- _Data provided_
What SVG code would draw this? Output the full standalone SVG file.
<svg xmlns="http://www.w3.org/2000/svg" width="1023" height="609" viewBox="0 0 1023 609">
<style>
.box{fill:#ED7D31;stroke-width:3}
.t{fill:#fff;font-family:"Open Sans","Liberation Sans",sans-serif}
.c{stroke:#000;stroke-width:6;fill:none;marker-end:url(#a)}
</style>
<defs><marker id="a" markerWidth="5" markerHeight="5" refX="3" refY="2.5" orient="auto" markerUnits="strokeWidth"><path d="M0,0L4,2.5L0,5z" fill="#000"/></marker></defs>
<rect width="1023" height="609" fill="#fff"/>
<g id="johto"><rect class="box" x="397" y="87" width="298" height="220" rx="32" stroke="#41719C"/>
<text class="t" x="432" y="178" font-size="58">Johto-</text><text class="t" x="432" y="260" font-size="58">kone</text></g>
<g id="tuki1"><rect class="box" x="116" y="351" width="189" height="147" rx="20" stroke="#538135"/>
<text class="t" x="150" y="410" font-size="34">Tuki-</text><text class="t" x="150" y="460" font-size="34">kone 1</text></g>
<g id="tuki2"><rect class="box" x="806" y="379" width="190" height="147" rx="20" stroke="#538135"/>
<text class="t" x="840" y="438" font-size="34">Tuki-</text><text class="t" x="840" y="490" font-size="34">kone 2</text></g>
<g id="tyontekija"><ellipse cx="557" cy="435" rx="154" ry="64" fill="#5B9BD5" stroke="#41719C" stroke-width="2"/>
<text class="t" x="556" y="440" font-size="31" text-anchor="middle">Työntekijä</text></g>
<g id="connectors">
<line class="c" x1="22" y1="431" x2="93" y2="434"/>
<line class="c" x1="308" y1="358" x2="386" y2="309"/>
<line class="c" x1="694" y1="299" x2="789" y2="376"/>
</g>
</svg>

- _Exercise aim_
Copy out the whole listing exactly; please set it all down.

- _The completed task_
What SVG code would draw this? Output the full standalone SVG file.
<svg xmlns="http://www.w3.org/2000/svg" width="1023" height="609" viewBox="0 0 1023 609">
<style>
.box{fill:#ED7D31;stroke-width:3}
.t{fill:#fff;font-family:"Open Sans","Liberation Sans",sans-serif}
.c{stroke:#000;stroke-width:6;fill:none;marker-end:url(#a)}
</style>
<defs><marker id="a" markerWidth="5" markerHeight="5" refX="3" refY="2.5" orient="auto" markerUnits="strokeWidth"><path d="M0,0L4,2.5L0,5z" fill="#000"/></marker></defs>
<rect width="1023" height="609" fill="#fff"/>
<g id="johto"><rect class="box" x="397" y="87" width="298" height="220" rx="32" stroke="#41719C"/>
<text class="t" x="432" y="178" font-size="58">Johto-</text><text class="t" x="432" y="260" font-size="58">kone</text></g>
<g id="tuki1"><rect class="box" x="116" y="351" width="189" height="147" rx="20" stroke="#538135"/>
<text class="t" x="150" y="410" font-size="34">Tuki-</text><text class="t" x="150" y="460" font-size="34">kone 1</text></g>
<g id="tuki2"><rect class="box" x="806" y="379" width="190" height="147" rx="20" stroke="#538135"/>
<text class="t" x="840" y="438" font-size="34">Tuki-</text><text class="t" x="840" y="490" font-size="34">kone 2</text></g>
<g id="tyontekija"><ellipse cx="557" cy="435" rx="154" ry="64" fill="#5B9BD5" stroke="#41719C" stroke-width="2"/>
<text class="t" x="556" y="440" font-size="31" text-anchor="middle">Työntekijä</text></g>
<g id="connectors">
<line class="c" x1="22" y1="431" x2="93" y2="434"/>
<line class="c" x1="308" y1="358" x2="386" y2="309"/>
<line class="c" x1="694" y1="299" x2="789" y2="376"/>
</g>
</svg>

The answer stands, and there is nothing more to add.